══ Data supplied ══
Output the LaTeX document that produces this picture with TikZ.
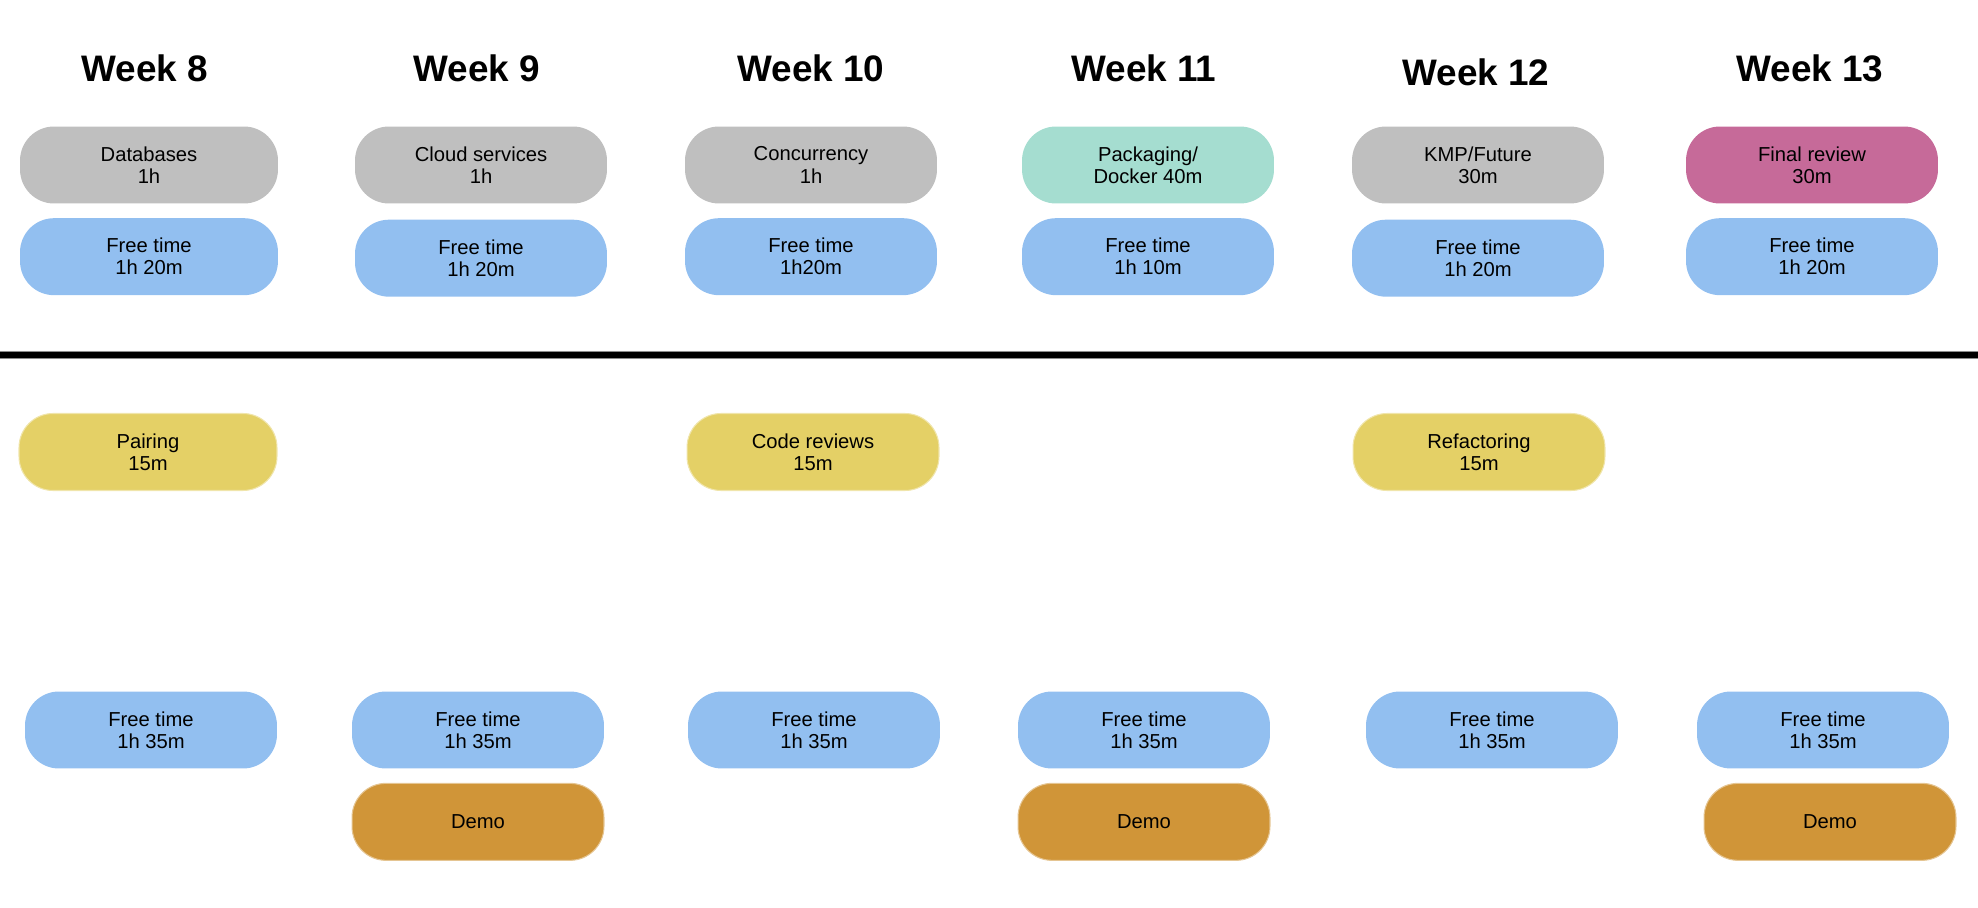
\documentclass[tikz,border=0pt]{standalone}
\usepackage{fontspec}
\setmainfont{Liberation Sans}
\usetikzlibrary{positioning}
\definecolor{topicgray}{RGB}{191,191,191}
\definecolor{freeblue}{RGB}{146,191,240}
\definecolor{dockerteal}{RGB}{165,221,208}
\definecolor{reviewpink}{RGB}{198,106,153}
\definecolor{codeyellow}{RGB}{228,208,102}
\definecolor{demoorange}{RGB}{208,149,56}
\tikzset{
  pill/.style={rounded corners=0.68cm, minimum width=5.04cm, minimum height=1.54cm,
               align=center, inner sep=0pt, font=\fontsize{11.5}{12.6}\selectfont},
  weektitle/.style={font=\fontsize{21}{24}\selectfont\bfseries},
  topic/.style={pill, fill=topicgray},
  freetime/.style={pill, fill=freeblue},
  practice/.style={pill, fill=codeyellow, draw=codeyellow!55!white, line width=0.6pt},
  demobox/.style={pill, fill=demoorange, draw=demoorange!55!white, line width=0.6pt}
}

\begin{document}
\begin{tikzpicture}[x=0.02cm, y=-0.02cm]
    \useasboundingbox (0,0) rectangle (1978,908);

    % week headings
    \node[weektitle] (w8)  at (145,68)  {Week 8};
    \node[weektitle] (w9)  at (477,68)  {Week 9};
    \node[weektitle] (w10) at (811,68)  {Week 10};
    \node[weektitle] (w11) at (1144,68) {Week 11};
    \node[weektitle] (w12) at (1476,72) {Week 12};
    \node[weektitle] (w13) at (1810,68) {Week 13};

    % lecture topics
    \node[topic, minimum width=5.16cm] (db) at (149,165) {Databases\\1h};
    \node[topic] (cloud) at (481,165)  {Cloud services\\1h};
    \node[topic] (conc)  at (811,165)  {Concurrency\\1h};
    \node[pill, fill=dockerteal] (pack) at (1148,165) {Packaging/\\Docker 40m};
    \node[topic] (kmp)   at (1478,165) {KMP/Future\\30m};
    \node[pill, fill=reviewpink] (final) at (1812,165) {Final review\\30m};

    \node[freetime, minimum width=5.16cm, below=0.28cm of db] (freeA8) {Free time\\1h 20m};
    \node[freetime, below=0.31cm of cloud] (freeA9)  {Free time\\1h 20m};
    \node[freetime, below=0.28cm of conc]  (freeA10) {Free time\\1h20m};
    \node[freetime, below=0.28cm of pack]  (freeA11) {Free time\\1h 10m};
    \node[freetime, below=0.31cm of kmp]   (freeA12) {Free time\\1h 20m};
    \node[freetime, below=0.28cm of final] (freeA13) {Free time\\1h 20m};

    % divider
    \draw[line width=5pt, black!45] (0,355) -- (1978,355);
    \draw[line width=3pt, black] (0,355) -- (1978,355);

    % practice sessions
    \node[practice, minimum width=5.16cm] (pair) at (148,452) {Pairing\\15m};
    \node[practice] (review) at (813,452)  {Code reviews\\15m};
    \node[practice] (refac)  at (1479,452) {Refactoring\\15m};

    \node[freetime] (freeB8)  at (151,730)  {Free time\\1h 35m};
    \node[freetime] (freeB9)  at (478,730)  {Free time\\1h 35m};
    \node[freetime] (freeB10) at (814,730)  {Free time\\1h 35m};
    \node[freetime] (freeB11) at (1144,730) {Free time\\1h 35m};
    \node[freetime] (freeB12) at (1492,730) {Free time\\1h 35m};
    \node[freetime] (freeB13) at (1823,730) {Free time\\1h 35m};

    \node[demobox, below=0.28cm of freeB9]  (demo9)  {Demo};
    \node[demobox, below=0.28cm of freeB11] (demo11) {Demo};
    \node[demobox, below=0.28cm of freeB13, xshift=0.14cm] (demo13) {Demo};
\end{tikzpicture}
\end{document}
═══
══ Data supplied ══
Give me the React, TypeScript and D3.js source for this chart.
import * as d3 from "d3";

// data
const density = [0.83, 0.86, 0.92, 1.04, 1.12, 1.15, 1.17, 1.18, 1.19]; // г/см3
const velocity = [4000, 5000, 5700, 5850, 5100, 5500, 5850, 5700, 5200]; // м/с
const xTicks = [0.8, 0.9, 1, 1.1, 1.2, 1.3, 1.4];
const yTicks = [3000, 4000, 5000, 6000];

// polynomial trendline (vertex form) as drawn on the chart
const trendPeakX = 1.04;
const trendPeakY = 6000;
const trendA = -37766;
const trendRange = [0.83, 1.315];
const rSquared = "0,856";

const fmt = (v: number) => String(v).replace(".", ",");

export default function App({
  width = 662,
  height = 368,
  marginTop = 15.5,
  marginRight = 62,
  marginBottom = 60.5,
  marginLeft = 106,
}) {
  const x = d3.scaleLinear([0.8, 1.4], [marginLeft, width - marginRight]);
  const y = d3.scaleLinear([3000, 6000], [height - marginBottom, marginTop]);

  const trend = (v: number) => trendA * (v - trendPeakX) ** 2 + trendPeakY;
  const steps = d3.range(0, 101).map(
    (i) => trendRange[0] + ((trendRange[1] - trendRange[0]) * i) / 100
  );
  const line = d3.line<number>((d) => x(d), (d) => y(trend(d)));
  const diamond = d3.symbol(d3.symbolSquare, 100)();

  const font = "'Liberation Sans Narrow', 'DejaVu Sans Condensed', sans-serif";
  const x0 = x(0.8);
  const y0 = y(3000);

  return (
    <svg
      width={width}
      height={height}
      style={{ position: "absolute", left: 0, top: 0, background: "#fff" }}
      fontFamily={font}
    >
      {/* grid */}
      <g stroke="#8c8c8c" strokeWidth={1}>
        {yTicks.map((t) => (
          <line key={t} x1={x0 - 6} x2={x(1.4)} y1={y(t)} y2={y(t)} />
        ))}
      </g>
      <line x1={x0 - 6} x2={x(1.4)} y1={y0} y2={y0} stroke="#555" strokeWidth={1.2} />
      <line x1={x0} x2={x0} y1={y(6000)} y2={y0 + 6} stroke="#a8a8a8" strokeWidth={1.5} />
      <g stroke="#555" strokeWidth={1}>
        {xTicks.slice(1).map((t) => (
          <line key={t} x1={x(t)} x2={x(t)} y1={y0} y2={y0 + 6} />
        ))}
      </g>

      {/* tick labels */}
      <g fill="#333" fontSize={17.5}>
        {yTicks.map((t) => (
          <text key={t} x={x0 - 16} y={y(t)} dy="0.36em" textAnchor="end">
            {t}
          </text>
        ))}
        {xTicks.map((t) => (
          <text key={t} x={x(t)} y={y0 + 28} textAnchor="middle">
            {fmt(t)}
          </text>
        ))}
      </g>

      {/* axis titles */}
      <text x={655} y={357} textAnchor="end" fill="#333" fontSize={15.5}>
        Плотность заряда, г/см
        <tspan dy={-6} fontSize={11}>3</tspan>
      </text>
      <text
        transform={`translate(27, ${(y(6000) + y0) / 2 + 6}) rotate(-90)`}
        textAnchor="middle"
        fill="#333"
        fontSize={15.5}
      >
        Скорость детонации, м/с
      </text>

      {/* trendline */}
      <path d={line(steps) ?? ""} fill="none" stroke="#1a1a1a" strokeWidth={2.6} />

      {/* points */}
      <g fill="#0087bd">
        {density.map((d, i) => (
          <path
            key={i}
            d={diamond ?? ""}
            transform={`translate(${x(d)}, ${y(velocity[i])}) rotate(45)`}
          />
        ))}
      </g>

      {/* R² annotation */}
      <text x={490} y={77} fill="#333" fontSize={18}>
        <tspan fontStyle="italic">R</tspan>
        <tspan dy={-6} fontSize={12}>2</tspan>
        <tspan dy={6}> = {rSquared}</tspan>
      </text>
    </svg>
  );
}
═══
══ Data supplied ══
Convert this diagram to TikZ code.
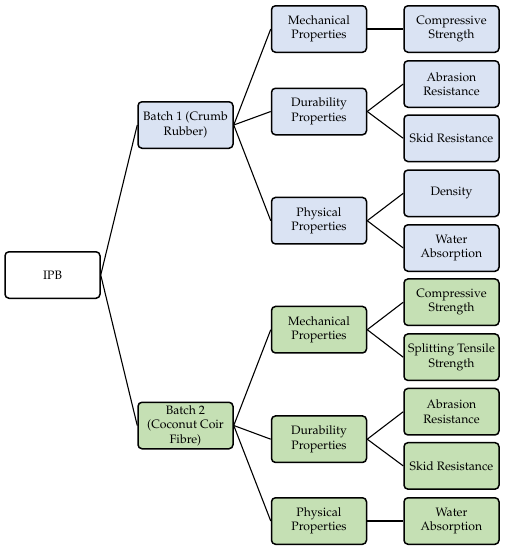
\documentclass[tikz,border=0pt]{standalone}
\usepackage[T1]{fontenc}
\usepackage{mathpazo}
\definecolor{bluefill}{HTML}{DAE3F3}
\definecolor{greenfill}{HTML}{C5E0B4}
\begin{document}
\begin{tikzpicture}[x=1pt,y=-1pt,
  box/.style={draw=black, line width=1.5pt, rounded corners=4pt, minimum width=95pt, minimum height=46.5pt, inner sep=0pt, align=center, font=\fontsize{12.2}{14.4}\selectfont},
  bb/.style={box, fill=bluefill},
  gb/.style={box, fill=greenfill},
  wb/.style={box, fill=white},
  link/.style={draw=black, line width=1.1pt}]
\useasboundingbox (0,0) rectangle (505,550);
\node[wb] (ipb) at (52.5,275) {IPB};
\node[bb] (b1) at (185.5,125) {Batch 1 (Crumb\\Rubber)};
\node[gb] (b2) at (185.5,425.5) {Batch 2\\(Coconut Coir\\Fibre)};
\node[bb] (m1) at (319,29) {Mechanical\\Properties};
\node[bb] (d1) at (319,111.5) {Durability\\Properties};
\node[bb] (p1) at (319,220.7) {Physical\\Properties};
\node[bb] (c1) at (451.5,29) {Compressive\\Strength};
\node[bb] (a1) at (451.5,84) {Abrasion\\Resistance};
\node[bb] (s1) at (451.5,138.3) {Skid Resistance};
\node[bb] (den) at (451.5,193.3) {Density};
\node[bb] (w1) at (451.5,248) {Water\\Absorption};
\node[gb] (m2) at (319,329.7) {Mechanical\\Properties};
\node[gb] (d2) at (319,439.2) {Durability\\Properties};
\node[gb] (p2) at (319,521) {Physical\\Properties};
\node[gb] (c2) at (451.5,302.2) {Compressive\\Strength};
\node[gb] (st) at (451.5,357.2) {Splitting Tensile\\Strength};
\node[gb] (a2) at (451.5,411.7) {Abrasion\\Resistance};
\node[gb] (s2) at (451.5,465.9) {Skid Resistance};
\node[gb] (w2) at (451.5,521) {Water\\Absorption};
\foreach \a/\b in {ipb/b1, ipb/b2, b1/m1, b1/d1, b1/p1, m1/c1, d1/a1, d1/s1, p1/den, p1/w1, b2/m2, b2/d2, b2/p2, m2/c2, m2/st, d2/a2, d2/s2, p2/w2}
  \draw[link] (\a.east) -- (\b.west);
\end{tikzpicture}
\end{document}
═══
Exercise task:
Output exactly the lines from the one containing "Output the LaTeX" through the one containing "(w13) at (1810,68)", both included, and nothing else; leave out any pictures.

Completed task:
Output the LaTeX document that produces this picture with TikZ.
\documentclass[tikz,border=0pt]{standalone}
\usepackage{fontspec}
\setmainfont{Liberation Sans}
\usetikzlibrary{positioning}
\definecolor{topicgray}{RGB}{191,191,191}
\definecolor{freeblue}{RGB}{146,191,240}
\definecolor{dockerteal}{RGB}{165,221,208}
\definecolor{reviewpink}{RGB}{198,106,153}
\definecolor{codeyellow}{RGB}{228,208,102}
\definecolor{demoorange}{RGB}{208,149,56}
\tikzset{
  pill/.style={rounded corners=0.68cm, minimum width=5.04cm, minimum height=1.54cm,
               align=center, inner sep=0pt, font=\fontsize{11.5}{12.6}\selectfont},
  weektitle/.style={font=\fontsize{21}{24}\selectfont\bfseries},
  topic/.style={pill, fill=topicgray},
  freetime/.style={pill, fill=freeblue},
  practice/.style={pill, fill=codeyellow, draw=codeyellow!55!white, line width=0.6pt},
  demobox/.style={pill, fill=demoorange, draw=demoorange!55!white, line width=0.6pt}
}

\begin{document}
\begin{tikzpicture}[x=0.02cm, y=-0.02cm]
    \useasboundingbox (0,0) rectangle (1978,908);

    % week headings
    \node[weektitle] (w8)  at (145,68)  {Week 8};
    \node[weektitle] (w9)  at (477,68)  {Week 9};
    \node[weektitle] (w10) at (811,68)  {Week 10};
    \node[weektitle] (w11) at (1144,68) {Week 11};
    \node[weektitle] (w12) at (1476,72) {Week 12};
    \node[weektitle] (w13) at (1810,68) {Week 13};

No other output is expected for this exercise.